- [AIM OF THE EXERCISE] Can you set down, exactly as they appear below, the lines from the opening of the material through the one bearing "528.8, 528.0, 526.5, 524.0, 520.5, 515.5, 509.5, 506.0, 503.0]", minus the pictures?

- [STORED DATA]
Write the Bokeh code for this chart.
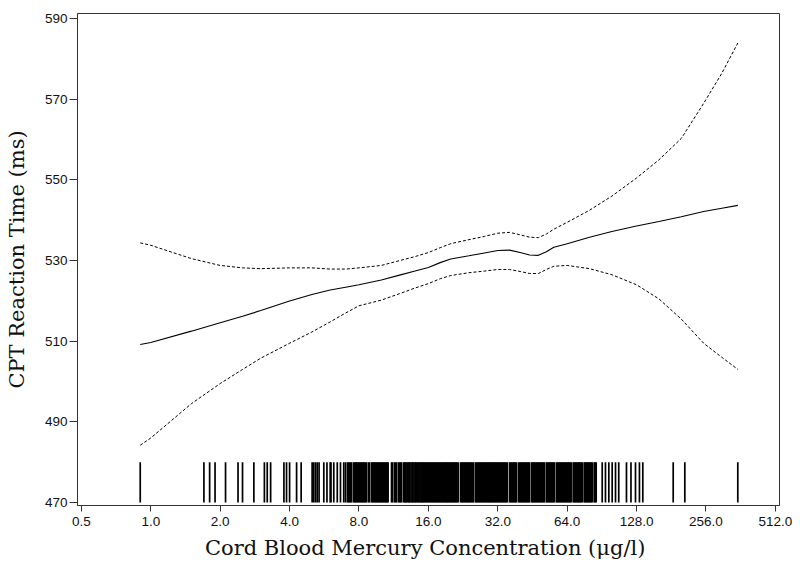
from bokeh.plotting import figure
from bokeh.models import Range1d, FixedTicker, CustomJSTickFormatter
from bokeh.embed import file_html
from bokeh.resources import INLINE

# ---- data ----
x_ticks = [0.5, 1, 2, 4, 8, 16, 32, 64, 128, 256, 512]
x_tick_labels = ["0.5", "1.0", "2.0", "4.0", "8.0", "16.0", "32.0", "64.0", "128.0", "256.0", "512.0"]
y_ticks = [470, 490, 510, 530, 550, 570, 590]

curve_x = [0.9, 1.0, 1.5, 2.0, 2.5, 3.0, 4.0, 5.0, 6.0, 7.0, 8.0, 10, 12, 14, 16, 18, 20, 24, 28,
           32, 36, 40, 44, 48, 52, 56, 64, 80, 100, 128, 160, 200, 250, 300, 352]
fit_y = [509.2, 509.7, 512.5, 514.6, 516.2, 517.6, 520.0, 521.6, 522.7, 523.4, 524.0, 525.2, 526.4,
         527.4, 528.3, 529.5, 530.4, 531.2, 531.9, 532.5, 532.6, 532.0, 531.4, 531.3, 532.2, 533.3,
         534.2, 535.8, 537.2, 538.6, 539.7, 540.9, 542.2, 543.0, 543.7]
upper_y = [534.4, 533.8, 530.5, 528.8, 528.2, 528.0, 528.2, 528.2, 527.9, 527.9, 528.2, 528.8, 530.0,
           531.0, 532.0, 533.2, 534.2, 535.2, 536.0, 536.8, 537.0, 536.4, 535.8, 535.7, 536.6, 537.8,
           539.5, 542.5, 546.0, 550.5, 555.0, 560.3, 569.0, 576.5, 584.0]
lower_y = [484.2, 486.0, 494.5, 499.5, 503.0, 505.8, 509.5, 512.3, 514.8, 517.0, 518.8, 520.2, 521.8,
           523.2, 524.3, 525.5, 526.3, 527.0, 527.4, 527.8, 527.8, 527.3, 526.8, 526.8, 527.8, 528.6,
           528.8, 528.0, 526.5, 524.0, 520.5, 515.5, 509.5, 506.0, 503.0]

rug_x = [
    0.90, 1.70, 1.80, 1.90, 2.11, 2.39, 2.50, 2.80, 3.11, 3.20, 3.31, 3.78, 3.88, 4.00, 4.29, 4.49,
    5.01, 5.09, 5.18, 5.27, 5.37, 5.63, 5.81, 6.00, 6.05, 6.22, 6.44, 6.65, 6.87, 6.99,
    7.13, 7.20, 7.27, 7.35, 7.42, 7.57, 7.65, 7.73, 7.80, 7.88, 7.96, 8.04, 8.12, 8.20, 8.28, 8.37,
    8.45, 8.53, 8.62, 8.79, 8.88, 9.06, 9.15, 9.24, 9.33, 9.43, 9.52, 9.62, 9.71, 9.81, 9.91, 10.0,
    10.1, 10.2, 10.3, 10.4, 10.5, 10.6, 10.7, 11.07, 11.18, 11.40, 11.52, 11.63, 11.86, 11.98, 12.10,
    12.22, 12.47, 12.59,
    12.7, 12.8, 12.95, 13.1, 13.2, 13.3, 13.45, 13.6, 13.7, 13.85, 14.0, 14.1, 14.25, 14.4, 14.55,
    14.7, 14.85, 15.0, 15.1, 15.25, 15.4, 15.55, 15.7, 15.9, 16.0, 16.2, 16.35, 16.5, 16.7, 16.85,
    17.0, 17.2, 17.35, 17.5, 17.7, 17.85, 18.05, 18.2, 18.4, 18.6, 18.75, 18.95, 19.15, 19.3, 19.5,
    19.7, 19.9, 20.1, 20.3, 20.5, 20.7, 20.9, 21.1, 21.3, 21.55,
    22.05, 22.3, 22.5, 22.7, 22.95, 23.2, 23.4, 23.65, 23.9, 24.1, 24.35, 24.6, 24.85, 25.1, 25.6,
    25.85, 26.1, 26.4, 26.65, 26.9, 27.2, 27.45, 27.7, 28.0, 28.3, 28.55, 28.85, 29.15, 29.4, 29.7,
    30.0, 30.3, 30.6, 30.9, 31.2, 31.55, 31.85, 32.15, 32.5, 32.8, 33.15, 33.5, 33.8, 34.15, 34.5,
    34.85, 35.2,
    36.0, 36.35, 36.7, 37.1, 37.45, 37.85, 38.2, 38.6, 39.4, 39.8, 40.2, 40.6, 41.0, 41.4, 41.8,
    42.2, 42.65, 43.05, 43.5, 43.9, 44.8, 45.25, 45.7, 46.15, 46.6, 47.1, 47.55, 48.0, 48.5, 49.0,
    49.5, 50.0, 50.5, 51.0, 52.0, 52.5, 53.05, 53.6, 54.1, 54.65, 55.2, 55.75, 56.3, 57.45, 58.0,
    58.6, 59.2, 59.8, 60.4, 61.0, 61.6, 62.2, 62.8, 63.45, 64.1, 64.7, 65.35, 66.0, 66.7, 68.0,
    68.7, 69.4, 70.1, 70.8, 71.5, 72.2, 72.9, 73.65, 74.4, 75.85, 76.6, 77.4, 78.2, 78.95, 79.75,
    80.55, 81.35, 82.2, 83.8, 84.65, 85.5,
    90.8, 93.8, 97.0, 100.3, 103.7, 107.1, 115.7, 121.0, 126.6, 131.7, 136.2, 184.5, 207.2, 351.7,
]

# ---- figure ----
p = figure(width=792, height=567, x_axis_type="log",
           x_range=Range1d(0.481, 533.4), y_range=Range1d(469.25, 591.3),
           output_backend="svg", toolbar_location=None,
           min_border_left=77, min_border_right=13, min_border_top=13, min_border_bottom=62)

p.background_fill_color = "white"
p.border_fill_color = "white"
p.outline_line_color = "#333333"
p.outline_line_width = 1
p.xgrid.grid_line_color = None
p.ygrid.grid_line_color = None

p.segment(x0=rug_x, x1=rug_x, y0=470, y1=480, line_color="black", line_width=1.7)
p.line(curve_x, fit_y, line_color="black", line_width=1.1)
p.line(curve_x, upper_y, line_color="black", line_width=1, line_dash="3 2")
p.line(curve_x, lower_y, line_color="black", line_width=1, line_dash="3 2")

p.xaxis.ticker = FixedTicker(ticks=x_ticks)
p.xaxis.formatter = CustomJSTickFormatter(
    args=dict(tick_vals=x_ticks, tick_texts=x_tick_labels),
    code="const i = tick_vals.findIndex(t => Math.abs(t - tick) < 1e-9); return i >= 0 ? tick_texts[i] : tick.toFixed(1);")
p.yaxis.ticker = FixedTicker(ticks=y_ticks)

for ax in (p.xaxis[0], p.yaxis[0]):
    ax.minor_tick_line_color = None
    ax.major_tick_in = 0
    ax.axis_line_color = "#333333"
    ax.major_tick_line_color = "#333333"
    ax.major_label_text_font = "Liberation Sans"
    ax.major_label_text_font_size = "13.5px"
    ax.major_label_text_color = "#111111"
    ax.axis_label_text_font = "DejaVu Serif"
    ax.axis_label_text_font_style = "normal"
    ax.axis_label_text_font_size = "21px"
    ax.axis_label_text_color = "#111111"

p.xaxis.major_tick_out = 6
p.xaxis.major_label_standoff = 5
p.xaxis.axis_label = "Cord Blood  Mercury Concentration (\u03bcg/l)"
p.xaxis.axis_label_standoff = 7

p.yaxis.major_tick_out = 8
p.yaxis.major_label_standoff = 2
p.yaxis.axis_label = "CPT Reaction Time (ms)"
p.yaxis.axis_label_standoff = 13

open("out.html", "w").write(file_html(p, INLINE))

- [COMPLETE ANSWER]
Write the Bokeh code for this chart.
from bokeh.plotting import figure
from bokeh.models import Range1d, FixedTicker, CustomJSTickFormatter
from bokeh.embed import file_html
from bokeh.resources import INLINE

# ---- data ----
x_ticks = [0.5, 1, 2, 4, 8, 16, 32, 64, 128, 256, 512]
x_tick_labels = ["0.5", "1.0", "2.0", "4.0", "8.0", "16.0", "32.0", "64.0", "128.0", "256.0", "512.0"]
y_ticks = [470, 490, 510, 530, 550, 570, 590]

curve_x = [0.9, 1.0, 1.5, 2.0, 2.5, 3.0, 4.0, 5.0, 6.0, 7.0, 8.0, 10, 12, 14, 16, 18, 20, 24, 28,
           32, 36, 40, 44, 48, 52, 56, 64, 80, 100, 128, 160, 200, 250, 300, 352]
fit_y = [509.2, 509.7, 512.5, 514.6, 516.2, 517.6, 520.0, 521.6, 522.7, 523.4, 524.0, 525.2, 526.4,
         527.4, 528.3, 529.5, 530.4, 531.2, 531.9, 532.5, 532.6, 532.0, 531.4, 531.3, 532.2, 533.3,
         534.2, 535.8, 537.2, 538.6, 539.7, 540.9, 542.2, 543.0, 543.7]
upper_y = [534.4, 533.8, 530.5, 528.8, 528.2, 528.0, 528.2, 528.2, 527.9, 527.9, 528.2, 528.8, 530.0,
           531.0, 532.0, 533.2, 534.2, 535.2, 536.0, 536.8, 537.0, 536.4, 535.8, 535.7, 536.6, 537.8,
           539.5, 542.5, 546.0, 550.5, 555.0, 560.3, 569.0, 576.5, 584.0]
lower_y = [484.2, 486.0, 494.5, 499.5, 503.0, 505.8, 509.5, 512.3, 514.8, 517.0, 518.8, 520.2, 521.8,
           523.2, 524.3, 525.5, 526.3, 527.0, 527.4, 527.8, 527.8, 527.3, 526.8, 526.8, 527.8, 528.6,
           528.8, 528.0, 526.5, 524.0, 520.5, 515.5, 509.5, 506.0, 503.0]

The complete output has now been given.